Egyptian seaports suffer heavy losses under Emirati seizure

Observers have pointed out that the UAE, represented by the Dubai Ports World Company, controls several important Egyptian ports, which exacerbated widespread anger in Egypt over the Egyptian regime’s mismanagement of state resources in Egypt.

Dubai Ports World controls Ain Sokhna port and is heading to possess other ports and a large part of the Suez Canal Corridor project’s shares. Last December, the Ministry of Transport announced a reduction in port fees for the second time within a few months, which raised questions about the reasons why, and the repercussions. Especially since it leads, according to the Minister of Transport’s statements, to losses exceeding EGP 1 billion ($63.2 million), and it is not considered sufficient for the return of shipping lines migrating from Egypt, according to experts.

The decision mentioned above stipulates the granting of discounts for ships with a tonnage of fewer than 80,000 tonnes, 30 per cent, and up to 40 per cent for vessels higher than 80,000 tonnes.
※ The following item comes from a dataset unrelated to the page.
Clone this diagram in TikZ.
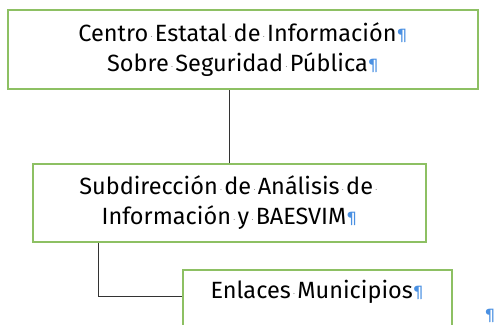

The vessels handling loading-unloading transit containers, whose number exceeds 50 containers, is granted a reduction multiplied by the number of boxes, with a maximum of 60 per cent.

Port losses

The government is trying to avoid port losses and achieve navigation stability with a set of decisions, most notably the reduction of high port fees. Kamel Minister, Minister of Transport, said: “Port fees have been reduced to stimulate navigation.” In televised statements, the minister added: “Last year, international shipping lines migrated from Egyptian ports due to the increase in service fees.” He pointed out that there were great global alliances that took place, and they owned ports and container terminals and began to withdraw from the Egyptian ports, under the pretext that the fees are high.

The Egyptian ports one by one were surpassed by many ports in the Arab region, the Mediterranean and the Red Sea. During the past two years, Port Said Port was severely affected by competition with the Mediterranean corresponding ports. Shipping lines moved from the East Port Said area due to the high fees.
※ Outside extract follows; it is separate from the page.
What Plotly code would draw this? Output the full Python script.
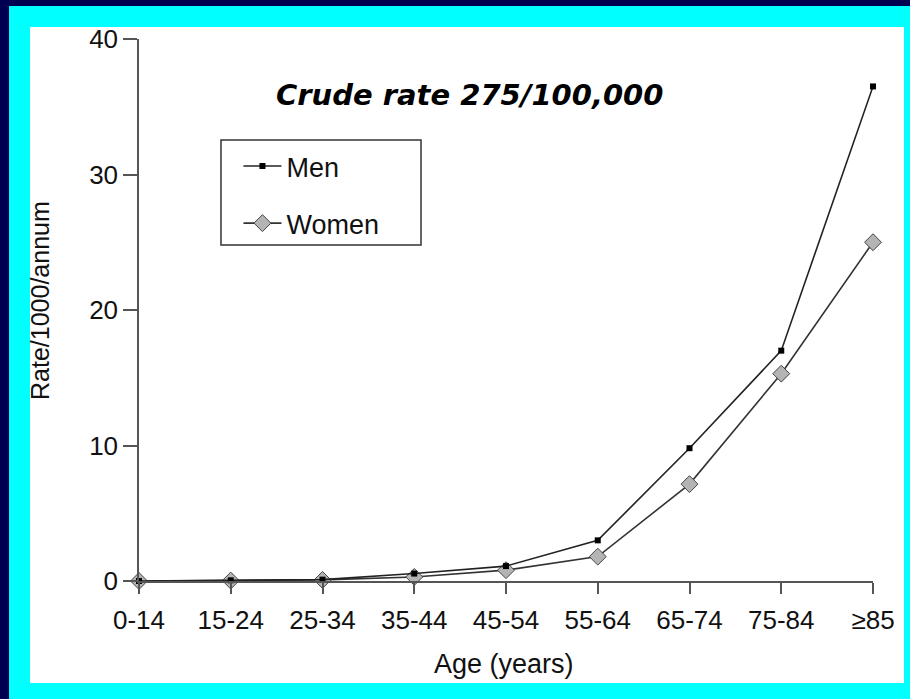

Navigation lines migration

The loss is due to the Ministry of Transport Decision No. 488 of 2015 regarding regulation for services rendered to ships in Egyptian seaports, covering about 16 shipping lines. For his part, Major General Ayman Saleh, Head of the Maritime Transport Sector at the Ministry of Transport, said, “Egypt’s share of transit is meager.” He added in press statements that the global alliances that deal with East Port Said, for example, represent only 40 per cent of those lines’ volume. Therefore, there is another 60 per cent that must be worked on attracting them and increasing the importance of their business.

Others explained that the ports need to solve the problems accumulated over the long years of short berths, lack of depth of the draft, and inadequate services provided to transiting ships. These issues have made global maritime commercial companies head to other ports bordering the White and Red Seas. Egypt has 15 ports, six ports located on the Mediterranean, and nine ports on the Red Sea and fishing ports. Some of these ports need to deepen the draft and lengthen the berths to be suitable for receiving large commercial vessels, which transport large loads of goods and containers.

The UAE occupation

This comes at a time when the new incursion of Dubai Ports World in Egypt has raised the suspicion of Egyptians after the Emirati company signed in late 2018 a partnership agreement with the Suez Canal Authority to acquire 49 per cent of the project to develop the economic axis of the canal. At the time, the pioneers of social networking sites interacted with the news of the Egyptian regime’s announcement of the partnership between the UAE’s Dubai Ports and the Suez Canal Authority, which activists considered new Egyptian sale facilities exchange for Gulf money.

Dubai Ports World was established in 1999. It currently operates 78 ports worldwide, including Ain Sokhna Port in Egypt, where its work has not been free of legal disputes and unfair accusations on Egyptian workers’ rights. According to the company’s executive director, the company plans to establish a port on the Mediterranean coast in Egypt, to become its second port after Ain Sokhna. He said that Dubai Ports is studying three investment opportunities in Egypt, one of which is establishing a port on the Mediterranean coast.